Para fechar o dia, será promovida uma mesa redonda com os convidados: Luciano de Jesus, do Jornal Empoderado; Rafael Cruz, do RPGNoticias; Alan Silva, autor do jogo de narrativa compartilhada Narrativas Samurais; e Jorge Valpaços, do coletivo criativo Lampião Game Studio. No espaço, eles irão debater sobre a importância de trazer a temática sobre africanidade, culturas brasileiras e até mesmo preconceito para as produções.
Já no dia 18, o evento terá área de protótipos para RPGs e jogos de mesas. Inclusive, as vagas ainda estão abertas para quem quiser inscrever projetos e concorrer a premiações. Basta enviar e-mail para jogartacontato@gmail.com. Também irão rolar jogos em miniatura, oficinas e duas mesas redondas, uma com a temática Negritude e Mídia e outra sobre Futurismo.
Promover um evento dessa magnitude, com foco na cultura brasileira, africanidade e negritude também tem seus desafios, como destaca Mateus. “O primeiro grande desafio é fato de nós sermos uma associação sem fins lucrativos, que precisa buscar apoiadores a patrocinadores para um evento que gera muito capital social, mas, sem retorno financeiro propriamente dito. E outro desafio é o fato do tema em si não ser mainstream, e ainda apresentar certa resistência pela própria galera nerd. É justamente mostrar que testar narrativas não convencionais também é interessante”.
Nessa 16ª edição, além de toda a questão de abordar e incentivar o debate sobre as culturas brasileiras, a JOGARTA também está com uma campanha de Natal. Durante os dois dias de evento a associação convida os participantes a doarem brinquedos para serem encaminhados para alguns abrigos de menores.
Quem fizer a doação poderá acumular “Pontos de Experiência”, ou simplesmente “XPs” para trocar por brindes e premiações durante a programação. No dia do evento os participantes irão preencher fichas de personagem e terão missões para fazer em troca de “XPs”, sendo a maior delas a doação de brinquedos.

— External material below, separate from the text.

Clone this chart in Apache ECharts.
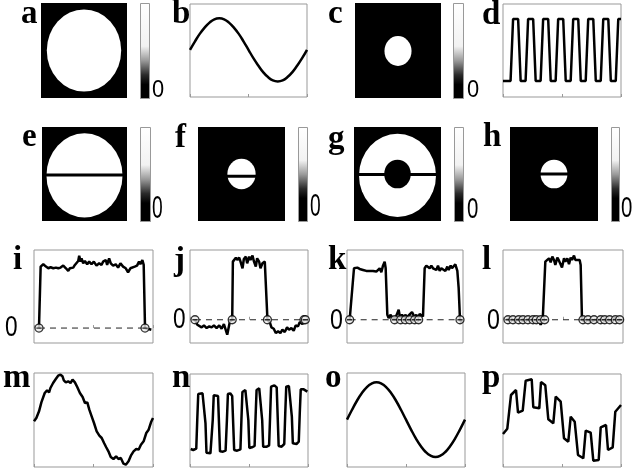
<!DOCTYPE html>
<html><head><meta charset="utf-8">
<script src="https://cdn.jsdelivr.net/npm/echarts@6/dist/echarts.min.js"></script>
<style>html,body{margin:0;padding:0;background:#fff}#c{width:635px;height:474px}</style>
</head><body><div id="c"></div>
<script>
// ---------------- DATA ----------------
// panel b / o : sinusoids (sample index 0..24)
const sineB = [142,167,190,209,224,234,237,234,224,209,190,167,142,117,95,75,60,50,47,50,60,75,95,117,142];
const sineO = [142,171,198,221,239,250,254,250,239,221,198,171,142,113,86,63,45,34,30,34,45,63,86,113,142];
// panel d : square wave [x, y]
const squareD = [[0,16],[7.5,16],[10,78],[15,78],[17.5,16],[22.4,16],[24.9,78],[29.9,78],[32.4,16],[37.3,16],[39.8,78],[44.8,78],[47.3,16],[52.2,16],[54.7,78],[59.7,78],[62.2,16],[67.1,16],[69.6,78],[74.6,78],[77.1,16],[82,16],[84.5,78],[89.5,78],[92,16],[96.9,16],[99.4,78],[104.4,78],[106.9,16],[111.8,16],[114.3,78],[117,78]];
// panels i-l : profiles with zero crossings
const profileI = [[15,0],[20,185],[28,192],[36,185],[43,180],[50,183],[58,180],[66,182],[73,180],[80,182],[88,188],[96,180],[103,172],[108,180],[113,185],[118,182],[123,190],[128,185],[133,202],[136,218],[140,200],[143,210],[148,195],[153,202],[160,192],[166,200],[173,192],[180,200],[188,188],[196,195],[203,190],[208,200],[216,205],[220,190],[226,210],[231,195],[238,188],[246,192],[253,182],[260,195],[268,185],[276,180],[283,168],[290,180],[296,175],[303,185],[310,188],[316,200],[320,192],[326,205],[330,190],[334,0],[353,-5]];
const profileJ = [[15,0],[22,-15],[28,-13],[35,-23],[42,-17],[50,-25],[58,-20],[65,-23],[72,-17],[80,-25],[88,-17],[95,-27],[102,-13],[108,-17],[112,-45],[116,-50],[120,-5],[127,0],[129,175],[134,180],[138,187],[142,180],[148,187],[152,175],[158,155],[162,183],[168,190],[172,170],[178,190],[182,180],[188,193],[192,177],[198,160],[202,185],[208,175],[212,155],[218,170],[225,175],[230,170],[233,0],[240,-7],[245,-23],[252,-27],[258,-40],[265,-35],[272,-40],[278,-30],[285,-37],[292,-23],[298,-30],[305,-25],[312,-33],[318,-17],[325,-20],[330,-7],[338,-13],[345,0]];
const profileK = [[8,0],[13,0],[21,155],[25,150],[31,157],[38,153],[43,155],[48,150],[53,153],[58,147],[63,151],[68,147],[73,153],[78,147],[83,150],[88,145],[93,140],[98,155],[103,143],[108,163],[113,175],[116,155],[121,15],[125,5],[131,15],[135,7],[141,11],[145,5],[151,20],[155,30],[159,7],[165,15],[171,5],[175,15],[181,5],[185,13],[191,7],[195,23],[199,27],[203,7],[208,15],[213,5],[218,17],[223,13],[228,10],[233,155],[238,163],[243,167],[248,155],[253,163],[258,155],[263,160],[268,150],[273,163],[278,147],[283,155],[288,157],[295,147],[301,160],[305,150],[311,163],[315,155],[321,153],[325,167],[328,173],[331,147],[335,95],[339,0],[343,-7]];
const profileL = [[10,0],[20,5],[35,-3],[50,3],[65,-3],[80,3],[95,-7],[105,5],[113,-15],[119,-3],[123,0],[127,175],[133,177],[138,185],[143,173],[148,190],[153,180],[157,165],[163,187],[167,180],[173,183],[177,157],[183,185],[187,175],[193,185],[198,167],[203,187],[207,180],[213,193],[217,180],[223,185],[230,180],[233,165],[237,0],[245,-5],[255,0],[265,-7],[275,0],[285,-3],[295,3],[305,-3],[315,0],[325,-3],[335,5],[345,-3],[355,0]];
const zerosI = [15, 334];
const zerosJ = [15, 127, 233, 343, 347];
const zerosK = [8, 143, 161, 175, 188, 203, 215, 339];
const zerosL = [15, 30, 47, 60, 75, 90, 100, 113, 125, 240, 255, 273, 293, 305, 320, 337, 350];
// panels m, n, p : reconstructed signals
const signalM = [[0,137],[7,147],[15,167],[22,194],[32,222],[39,230],[45,224],[49,237],[57,252],[65,264],[72,274],[79,277],[85,272],[89,260],[95,254],[102,257],[109,252],[115,262],[122,254],[129,240],[137,222],[145,210],[152,192],[159,194],[165,172],[172,152],[179,132],[187,107],[195,94],[202,87],[209,72],[215,60],[222,47],[229,30],[237,24],[245,32],[252,24],[259,27],[267,10],[274,7],[282,17],[289,34],[297,47],[305,54],[312,52],[319,67],[327,77],[335,102],[342,112],[349,134],[355,147]];
const signalN = [[2,54],[10,51],[19,55],[22,141],[25,219],[30,223],[38,221],[44,217],[47,131],[50,43],[56,39],[62,41],[66,47],[69,141],[72,215],[78,219],[85,213],[88,131],[91,47],[100,46],[108,49],[112,141],[115,219],[122,221],[128,213],[131,131],[134,51],[143,49],[153,53],[156,141],[159,225],[168,231],[174,229],[177,141],[180,57],[188,59],[196,63],[199,151],[202,231],[210,236],[216,231],[219,141],[222,61],[233,61],[240,65],[243,151],[246,241],[256,245],[263,239],[266,151],[269,63],[278,61],[286,69],[289,161],[292,241],[300,243],[306,239],[309,151],[312,71],[323,69],[330,76],[333,161],[336,233],[345,233],[350,229],[356,226]];
const signalP = [[0,33],[4.3,38.3],[8,72],[13,77],[15,54.3],[19.7,56.3],[22.7,86.3],[28.7,87.7],[30.3,59.7],[36.3,58.7],[38,85],[42.3,81.7],[45.3,47.7],[50.3,43.7],[52.7,70.3],[57.7,65.3],[61,28.7],[65.3,25.3],[67.7,50.3],[71.7,45.3],[75,12],[80.3,8.7],[82.7,36.3],[87.7,34.3],[90.3,6.3],[95.7,7],[97.7,39.7],[103,42],[105,17],[109.7,19.7],[112.3,55.3],[118,62]];
// image panels: disks [cx, cy, radius, intensity(0 black..1 white)], image spans -1..1
const disksA = [[0, 0, 0.865, 1]];
const disksC = [[0, -0.01, 0.315, 1]];
const disksE = [[0, -0.03, 0.895, 1]];
const disksF = [[0, 0.0, 0.325, 1]];
const disksG = [[0, -0.03, 0.885, 1], [0, 0, 0.305, 0]];
const disksH = [[0, 0, 0.305, 1]];
// dark horizontal cut through the disk (y position)
const cutE = [-0.02], cutF = [-0.05], cutG = [-0.01], cutH = [0.0];
const panelLetters = ['a','b','c','d','e','f','g','h','i','j','k','l','m','n','o','p'];

// ---------------- LAYOUT ----------------
const box = {
  a:[41,3,86,95], b:[190,4,117,93], c:[355,3,86,95], d:[503,4,118,93],
  e:[42,127,85,94], f:[198,127,87,94], g:[354,127,87,94], h:[510,127,88,94],
  i:[34,250,119,93], j:[190,250,118,93], k:[347,250,116,93], l:[503,250,120,93],
  m:[34,373,119,94], n:[190,374,118,93], o:[347,373,118,94], p:[503,374,118,93]
};
const letterPos = {a:[21,25],b:[172,25],c:[328,25],d:[482,26],e:[22,148],f:[175,149],g:[328,150],h:[483,148],
  i:[13,271],j:[174,272],k:[328,271],l:[482,271],m:[3,389],n:[172,389],o:[325,389],p:[482,389]};
const cbars = {a:[140,3,9,95,0.45], c:[453,3,10,95,0.45], e:[140,127,10,94,0.4], f:[298,127,9,94,0.35], g:[454,127,9,94,0.4], h:[611,127,8,94,0.35]};

const MINUS = 'path://M1,10a9,9 0 1,0 18,0a9,9 0 1,0 -18,0zM4,10h12';

const grids=[], xAxes=[], yAxes=[], series=[], graphics=[];
function addPanel(b, xr, yr, bg, border, ticks){
  grids.push({left:b[0], top:b[1], width:b[2], height:b[3], show:true, backgroundColor:bg,
    borderColor:border||'transparent', borderWidth:border?1:0});
  const gi = grids.length-1;
  const step = (xr[1]-xr[0])/2;
  xAxes.push({type:'value', gridIndex:gi, min:xr[0], max:xr[1], interval:step,
    axisLine:{show:false}, axisLabel:{show:false}, splitLine:{show:false},
    axisTick:{show:!!ticks, inside:true, length:3, lineStyle:{color:'#999'}}});
  yAxes.push({type:'value', gridIndex:gi, min:yr[0], max:yr[1],
    axisLine:{show:false}, axisLabel:{show:false}, splitLine:{show:false}, axisTick:{show:false}});
  return gi;
}
function lineSeries(ai, data, smooth, w){
  series.push({type:'line', xAxisIndex:ai, yAxisIndex:ai, data:data, showSymbol:false, smooth:!!smooth,
    silent:true, z:3, lineStyle:{color:'#000', width:w||2.5}});
}
function zeroSeries(ai, zeros){
  series.push({type:'line', xAxisIndex:ai, yAxisIndex:ai, silent:true, z:2, showSymbol:false,
    data:[[zeros[0],0],[zeros[zeros.length-1],0]], lineStyle:{color:'#222', width:1, type:[6,5]}});
  series.push({type:'scatter', xAxisIndex:ai, yAxisIndex:ai, silent:true, z:5,
    data:zeros.map(x=>[x,0]), symbol:MINUS, symbolSize:8,
    itemStyle:{color:'#e8e8e8', borderColor:'#000', borderWidth:1.3}});
}
function imagePanel(b, disks, cut){
  const ai = addPanel(b, [-1,1], [-1,1], '#000', null, false);
  series.push({type:'custom', xAxisIndex:ai, yAxisIndex:ai, data:disks, clip:true, silent:true, z:2,
    renderItem:function(p, api){
      const c = api.coord([api.value(0), api.value(1)]);
      const s = api.size([api.value(2), api.value(2)]);
      const g = Math.round(api.value(3)*255);
      return {type:'circle', x:c[0], y:c[1], scaleY:s[1]/s[0], shape:{cx:0, cy:0, r:s[0]},
        style:{fill:'rgb('+g+','+g+','+g+')'}};
    }});
  if (cut) {
    series.push({type:'custom', xAxisIndex:ai, yAxisIndex:ai, data:cut.map(y=>[0,y]), clip:true, silent:true, z:4,
      renderItem:function(p, api){
        const a = api.coord([-1, api.value(1)]), e = api.coord([1, api.value(1)]);
        return {type:'line', shape:{x1:a[0], y1:a[1], x2:e[0], y2:e[1]}, style:{stroke:'#000', lineWidth:3}};
      }});
  }
}

// row 1
imagePanel(box.a, disksA, null);
let ai = addPanel(box.b, [0,24], [0,280], '#fff', '#999', true);
lineSeries(ai, sineB.map((v,k)=>[k,v]), true);
imagePanel(box.c, disksC, null);
ai = addPanel(box.d, [0,117], [0,93], '#fff', '#999', true);
lineSeries(ai, squareD, false);
// row 2
imagePanel(box.e, disksE, cutE);
imagePanel(box.f, disksF, cutF);
imagePanel(box.g, disksG, cutG);
imagePanel(box.h, disksH, cutH);
// row 3
ai = addPanel(box.i, [0,358], [-45,235], '#fff', '#999', true);
lineSeries(ai, profileI); zeroSeries(ai, zerosI);
ai = addPanel(box.j, [0,355], [-70,210], '#fff', '#999', true);
lineSeries(ai, profileJ); zeroSeries(ai, zerosJ);
ai = addPanel(box.k, [0,348], [-70,210], '#fff', '#999', true);
lineSeries(ai, profileK); zeroSeries(ai, zerosK);
ai = addPanel(box.l, [0,360], [-70,210], '#fff', '#999', true);
lineSeries(ai, profileL); zeroSeries(ai, zerosL);
// row 4
ai = addPanel(box.m, [0,355], [0,282], '#fff', '#999', true);
lineSeries(ai, signalM);
ai = addPanel(box.n, [0,358], [0,279], '#fff', '#999', true);
lineSeries(ai, signalN);
ai = addPanel(box.o, [0,24], [0,282], '#fff', '#999', true);
lineSeries(ai, sineO.map((v,k)=>[k,v]), true);
ai = addPanel(box.p, [0,118], [0,93], '#fff', '#999', true);
lineSeries(ai, signalP);

// panel letters
panelLetters.forEach(function(ch){
  const p = letterPos[ch];
  graphics.push({type:'text', x:p[0], y:p[1]-11, silent:true,
    style:{text:ch, font:'bold 33px "Liberation Serif"', fill:'#000', align:'left', verticalAlign:'middle'}});
});
// colour bars
Object.keys(cbars).forEach(function(k){
  const c = cbars[k];
  graphics.push({type:'rect', silent:true, shape:{x:c[0]+0.5, y:c[1]+0.5, width:c[2], height:c[3]},
    style:{fill:new echarts.graphic.LinearGradient(0,0,0,1,[
      {offset:0,color:'#fff'},{offset:c[4],color:'#f2f2f2'},{offset:c[4]+0.15,color:'#9a9a9a'},
      {offset:c[4]+0.3,color:'#2a2a2a'},{offset:c[4]+0.4,color:'#000'},{offset:1,color:'#000'}]),
      stroke:'#999', lineWidth:1}});
});
// zero labels
const zeroLabels = [[152,90.5,23,0.95],[467,90.5,23,0.95],
  [152,209,31,0.62],[310,207,31,0.62],[467,210,30,0.68],[621,209,30,0.68],
  [5,328,29,0.78],[173,320,29,0.78],[330,321,29,0.8],[487,321,29,0.8]];
zeroLabels.forEach(function(z){
  graphics.push({type:'text', x:z[0], y:z[1], scaleX:z[3], silent:true,
    style:{text:'0', font:z[2]+'px "Liberation Sans"', fill:'#000', align:'left', verticalAlign:'middle'}});
});

const chart = echarts.init(document.getElementById('c'));
chart.setOption({animation:false, grid:grids, xAxis:xAxes, yAxis:yAxes, series:series, graphic:graphics});
</script></body></html>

O evento está marcado para a Gibiteca de Curitiba, na Rua Presidente Carlos Cavalcanti, número 533, em Curitiba/PR. Confira mais informações e confirme a sua presença na página do evento no Facebook.
Os jogos da cultura brasileira só tendem a crescer no mercado, se houver o incentivo necessário. E cabe à comunidade geek e nerd como um todo fomentar esse crescimento.
Afinal, não se trata apenas de honrar as raízes brasileiras, mas, também, de levantar debates que precisam ganhar cada vez mais espaço, como a representatividade, para agregar uma sociedade mais igualitária.